By Desson Howe
Washington Post Staff Writer
February 09, 1996
Once upon a time, mostly during the 1980s, Hong Kong director John Woo made a series of balletically choreographed gangster flicks, including "The Killer" and "Hard-Boiled." His visual mastery in these kinetic, violent operas was indisputable.
But as "Broken Arrow"—John Woo's second American-made movie—shows, his talents have not traveled well. In fact, they haven't traveled at all. Thrown into a system that thrives on compromise, mediocrity and, uh, the English language, Woo (whose English is serviceable at best) has been effectively rendered into a hack.

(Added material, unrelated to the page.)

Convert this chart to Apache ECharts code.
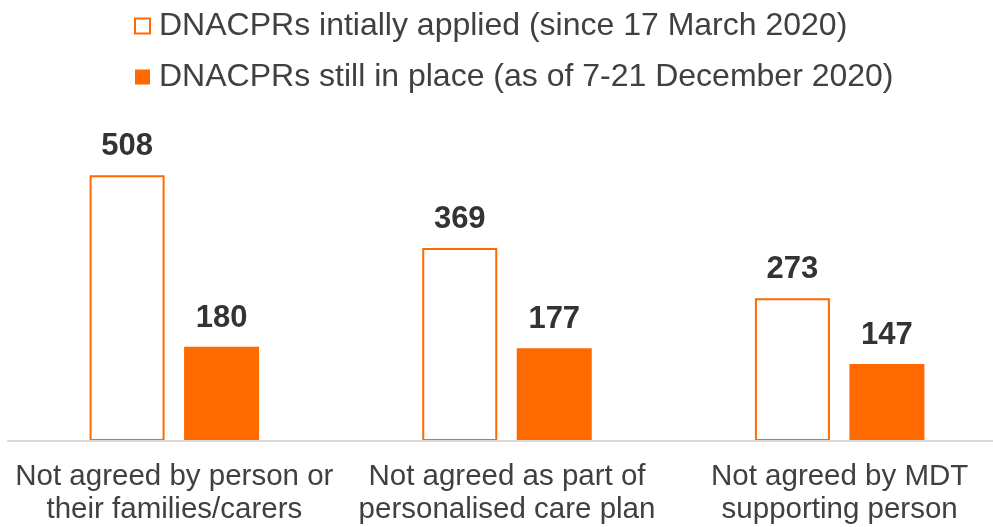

In "Arrow," which is about as abysmal as abysmal gets, Stealth bomber pilots John Travolta and Christian Slater are zipping across the skies on a predawn exercise, carrying two nuclear missiles, when the trouble starts.
Travolta, we learn early, is in cahoots with the usual collection of rogues (including Fox TV football commentator Howie Long). After grappling with Slater, he forces the younger pilot to eject, then drops the missiles safely onto the desert floor for the bad guys to retrieve.
The rest of the movie involves Slater's bid to recapture and neutralize those weapons. He's assisted (in that action-bimbo kind of way) by park ranger Samantha Mathis, who acts so robotically, you wonder if she sleepwalked out of a Philip K. Dick story.
"I want to know what's going on, and I want to know right now!" she intones, like a ditsy replicant.
You can already tell this movie's in trouble in the opening scene, when Travolta and Slater trade unintentionally fake punches in a sparring match, and Travolta taunts his opponent about not having the will to win. The formulaic patter, word-processed by Graham Yost (who wrote "Speed"), is just the beginning of increasingly mundane "Top Gun"-speak between them. Later, in the bomber, Slater, expresses his thrill of flying: "Where else can you drive a $2 billion plane 800 miles an hour a hundred feet off the ground?"
In terms of Woo's old visual skills, there's less than a screen minute's worth: the gorgeous shot of a bomber, for instance, as it soars like a manta ray above the clouds; or a gasp-inducing moment when a crashing helicopter lands perilously close to Mathis, its rotary blades lacerating the ground around her. Unfortunately, this helicopter nose dive represents—all too symbolically—the state of Woo's filmmaking. Perhaps there's still time for him to turn that whirlybird around—or just bail out.
BROKEN ARROW (R) — Contains violence and profanity.